### DATASET EXCERPT
-----

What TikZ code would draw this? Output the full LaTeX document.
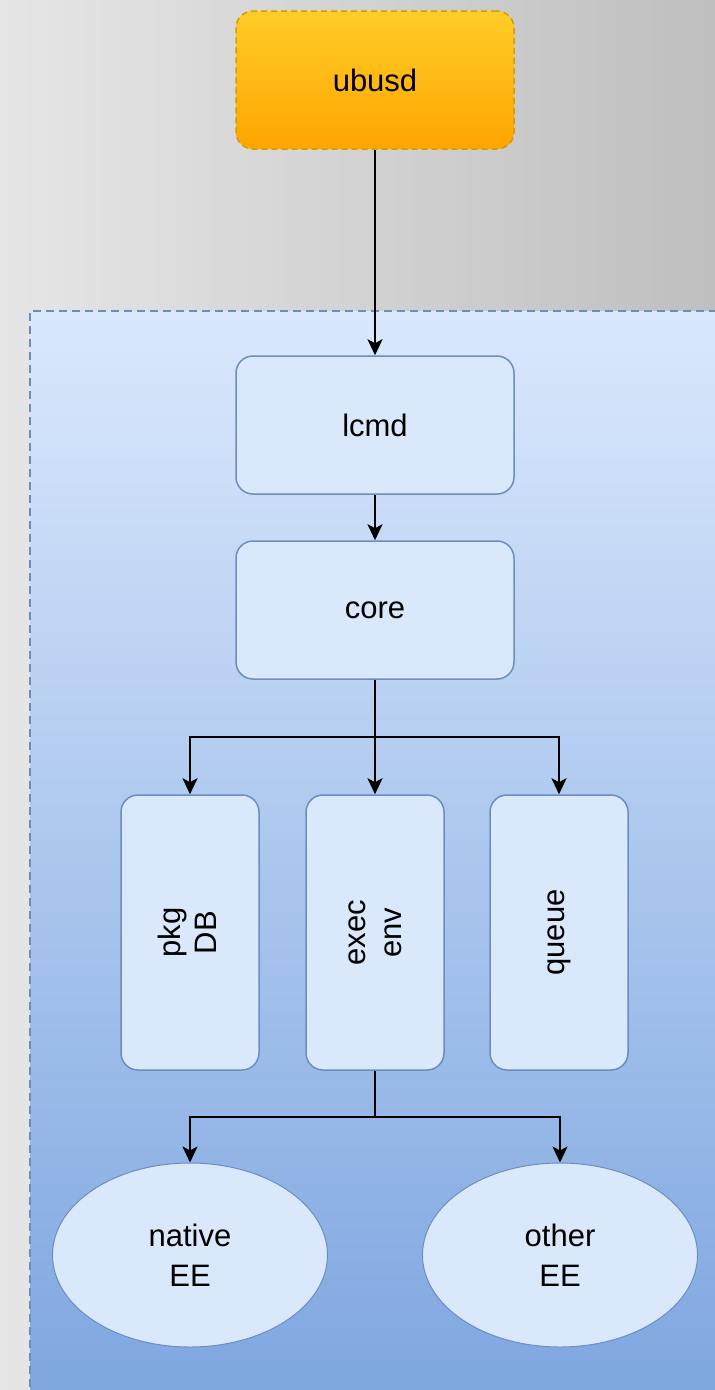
\documentclass[tikz,border=0pt]{standalone}
\usepackage{fontspec}
\setmainfont{Liberation Sans}
\usetikzlibrary{shapes.geometric,arrows.meta}
\definecolor{bluefill}{HTML}{DAE8FC}
\definecolor{blueline}{HTML}{6C8EBF}
\definecolor{bluedark}{HTML}{7EA6E0}
\definecolor{orangetop}{HTML}{FFCD28}
\definecolor{orangebot}{HTML}{FFA500}
\definecolor{orangeline}{HTML}{D79B00}
\definecolor{bgleft}{HTML}{E6E6E6}
\definecolor{bgright}{HTML}{BFBFBF}
\tikzset{
  every node/.style={font=\fontsize{31}{40}\selectfont, align=center, inner sep=0pt},
  procbox/.style={draw=blueline, fill=bluefill, line width=1.5pt, rounded corners=17pt,
    minimum width=278pt, minimum height=138pt},
  vbox/.style={draw=blueline, fill=bluefill, line width=1.5pt, rounded corners=17pt,
    minimum width=138pt, minimum height=275pt},
  eebox/.style={ellipse, draw=blueline, fill=bluefill, line width=1pt,
    minimum width=275pt, minimum height=184pt},
  topbox/.style={draw=orangeline, dashed, dash pattern=on 6pt off 4pt, line width=1.5pt,
    rounded corners=17pt, top color=orangetop, bottom color=orangebot,
    minimum width=278pt, minimum height=138pt},
  arr/.style={-{Stealth[length=16pt,width=15pt,inset=4pt]}, line width=2.4pt, black},
  lnk/.style={line width=2.4pt, black}
}
\begin{document}
\begin{tikzpicture}[x=1pt,y=-1pt]
\useasboundingbox (0,0) rectangle (715,1390);
\begin{scope}
\clip (0,0) rectangle (715,1390);
\shade[left color=bgleft, right color=bgright] (0,0) rectangle (715,1390);
\shade[top color=bluefill, bottom color=bluedark] (30,311) rectangle (730,1400);
\draw[blueline, line width=1.5pt, dash pattern=on 8pt off 5pt] (730,311) -- (30,311) -- (30,1400);
\end{scope}
\node[topbox] (ubusd) at (375,80) {ubusd};
\node[procbox] (lcmd) at (375,425) {lcmd};
\node[procbox] (core) at (375,610) {core};
\node[vbox] (pkg) at (190,932.5) {\rotatebox{90}{\begin{tabular}{@{}c@{}}pkg\\[-4pt]DB\end{tabular}}};
\node[vbox] (exec) at (375,932.5) {\rotatebox{90}{\begin{tabular}{@{}c@{}}exec\\[-4pt]env\end{tabular}}};
\node[vbox] (queue) at (559,932.5) {\rotatebox{90}{queue}};
\node[eebox] (native) at (190,1255) {native\\EE};
\node[eebox] (other) at (560,1255) {other\\EE};
\coordinate (j1) at (375,737);
\coordinate (j2) at (375,1117);
\draw[arr] (ubusd.south) -- (lcmd.north);
\draw[arr] (lcmd.south) -- (core.north);
\draw[arr] (core.south) -- (exec.north);
\draw[arr] (j1) -| (pkg.north);
\draw[arr] (j1) -| (queue.north);
\draw[lnk] (exec.south) -- (j2);
\draw[arr] (j2) -| (native.north);
\draw[arr] (j2) -| (other.north);
\end{tikzpicture}
\end{document}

-----

### WRITTEN TASK
Reproduce the material word for word, minus the images.

### SOLUTION
What TikZ code would draw this? Output the full LaTeX document.
\documentclass[tikz,border=0pt]{standalone}
\usepackage{fontspec}
\setmainfont{Liberation Sans}
\usetikzlibrary{shapes.geometric,arrows.meta}
\definecolor{bluefill}{HTML}{DAE8FC}
\definecolor{blueline}{HTML}{6C8EBF}
\definecolor{bluedark}{HTML}{7EA6E0}
\definecolor{orangetop}{HTML}{FFCD28}
\definecolor{orangebot}{HTML}{FFA500}
\definecolor{orangeline}{HTML}{D79B00}
\definecolor{bgleft}{HTML}{E6E6E6}
\definecolor{bgright}{HTML}{BFBFBF}
\tikzset{
  every node/.style={font=\fontsize{31}{40}\selectfont, align=center, inner sep=0pt},
  procbox/.style={draw=blueline, fill=bluefill, line width=1.5pt, rounded corners=17pt,
    minimum width=278pt, minimum height=138pt},
  vbox/.style={draw=blueline, fill=bluefill, line width=1.5pt, rounded corners=17pt,
    minimum width=138pt, minimum height=275pt},
  eebox/.style={ellipse, draw=blueline, fill=bluefill, line width=1pt,
    minimum width=275pt, minimum height=184pt},
  topbox/.style={draw=orangeline, dashed, dash pattern=on 6pt off 4pt, line width=1.5pt,
    rounded corners=17pt, top color=orangetop, bottom color=orangebot,
    minimum width=278pt, minimum height=138pt},
  arr/.style={-{Stealth[length=16pt,width=15pt,inset=4pt]}, line width=2.4pt, black},
  lnk/.style={line width=2.4pt, black}
}
\begin{document}
\begin{tikzpicture}[x=1pt,y=-1pt]
\useasboundingbox (0,0) rectangle (715,1390);
\begin{scope}
\clip (0,0) rectangle (715,1390);
\shade[left color=bgleft, right color=bgright] (0,0) rectangle (715,1390);
\shade[top color=bluefill, bottom color=bluedark] (30,311) rectangle (730,1400);
\draw[blueline, line width=1.5pt, dash pattern=on 8pt off 5pt] (730,311) -- (30,311) -- (30,1400);
\end{scope}
\node[topbox] (ubusd) at (375,80) {ubusd};
\node[procbox] (lcmd) at (375,425) {lcmd};
\node[procbox] (core) at (375,610) {core};
\node[vbox] (pkg) at (190,932.5) {\rotatebox{90}{\begin{tabular}{@{}c@{}}pkg\\[-4pt]DB\end{tabular}}};
\node[vbox] (exec) at (375,932.5) {\rotatebox{90}{\begin{tabular}{@{}c@{}}exec\\[-4pt]env\end{tabular}}};
\node[vbox] (queue) at (559,932.5) {\rotatebox{90}{queue}};
\node[eebox] (native) at (190,1255) {native\\EE};
\node[eebox] (other) at (560,1255) {other\\EE};
\coordinate (j1) at (375,737);
\coordinate (j2) at (375,1117);
\draw[arr] (ubusd.south) -- (lcmd.north);
\draw[arr] (lcmd.south) -- (core.north);
\draw[arr] (core.south) -- (exec.north);
\draw[arr] (j1) -| (pkg.north);
\draw[arr] (j1) -| (queue.north);
\draw[lnk] (exec.south) -- (j2);
\draw[arr] (j2) -| (native.north);
\draw[arr] (j2) -| (other.north);
\end{tikzpicture}
\end{document}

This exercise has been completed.